Last week I was was laying in bed and trying to fall asleep… it was late and my mind just could not shut down, no matter how much I tried to relax myself. It had been kind of a rough day… one of those days where everything that has been going on for the past four months was surfacing and my dam that holds all my feelings in, was slowly overflowing.
I began to think of everything that has happened since Christmas… my parent’s separation…still in progress, my past boyfriend coming back in to my life (yes, the one I wrote about in February, yes the one I said I was moving on from, yes it was a crazy situation, don’t judge, please), he is now currently deployed and will not be back for another 4 months, my best friend is transferring to a university quite far away, money problems are becoming worse, and other small things that just add to the flames. It is a mix of different degrees of ‘tough’ situations and wonderful things.
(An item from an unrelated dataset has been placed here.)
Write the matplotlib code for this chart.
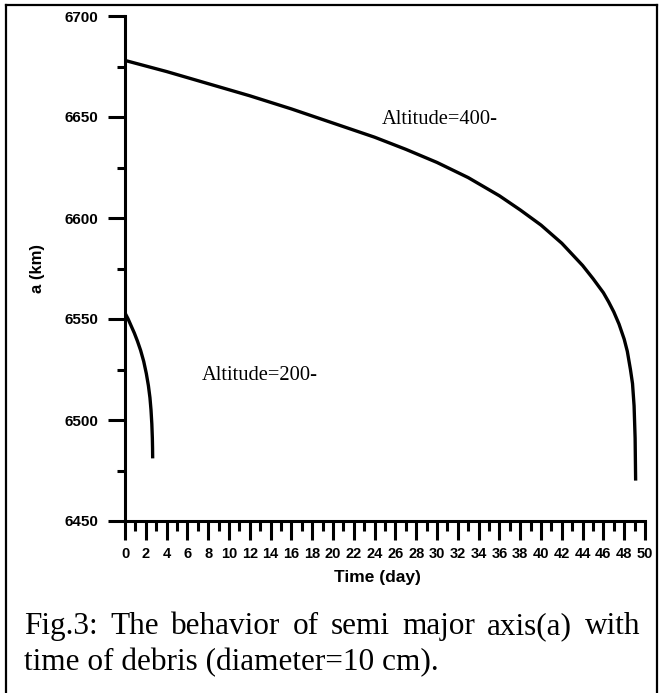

This is why I haven’t been posting as frequently as I had hoped… by no means am I begging for sympathy or for you to pity me; I am just simply letting go of some built up emotions. Some may argue that spilling this is too personal, but no one really reads this anyway…. ok I am getting way too sidetracked here.. back to the point:
No matter what I have gone though these past four months or so, I do not have it as bad as others. I know I should not compare my life to everyone else’s life, it is not right, however, it is true. I laid there, almost in tears, thanking God for all that he has provided for me.. All the lessons, all the blessings, all the troubles. I thanked Him for everything my life has been. I gave thanks for the warm bed I was in at that very moment, the pajamas I was wearing, I gave thanks for the opportunity to be where I was. I was grateful for the hardships too, because without those, I would be far more ignorant and less understanding than I am now.
There is so much to be thankful for in this world and I don’t think we all give it enough. When is the last time you thanked someone for just simply being there in your life? I know I don’t do it as much as I should. Everyone needs to be told how much they are appreciated. I know, trying not to take the simple things in life for granted is so difficult, however, taking time here and there to reflect on everything you have is so important. Even things that you don’t have.
I hope this wasn’t too sappy or heavy for you all! Just thought I would share my thoughts. It’s been a cycle of rough and calm waters and I am getting so sea-sick of it. (hah see what I did there?)
Ah, anyway, after that attempt of trying to lighten the post, I will say goodbye.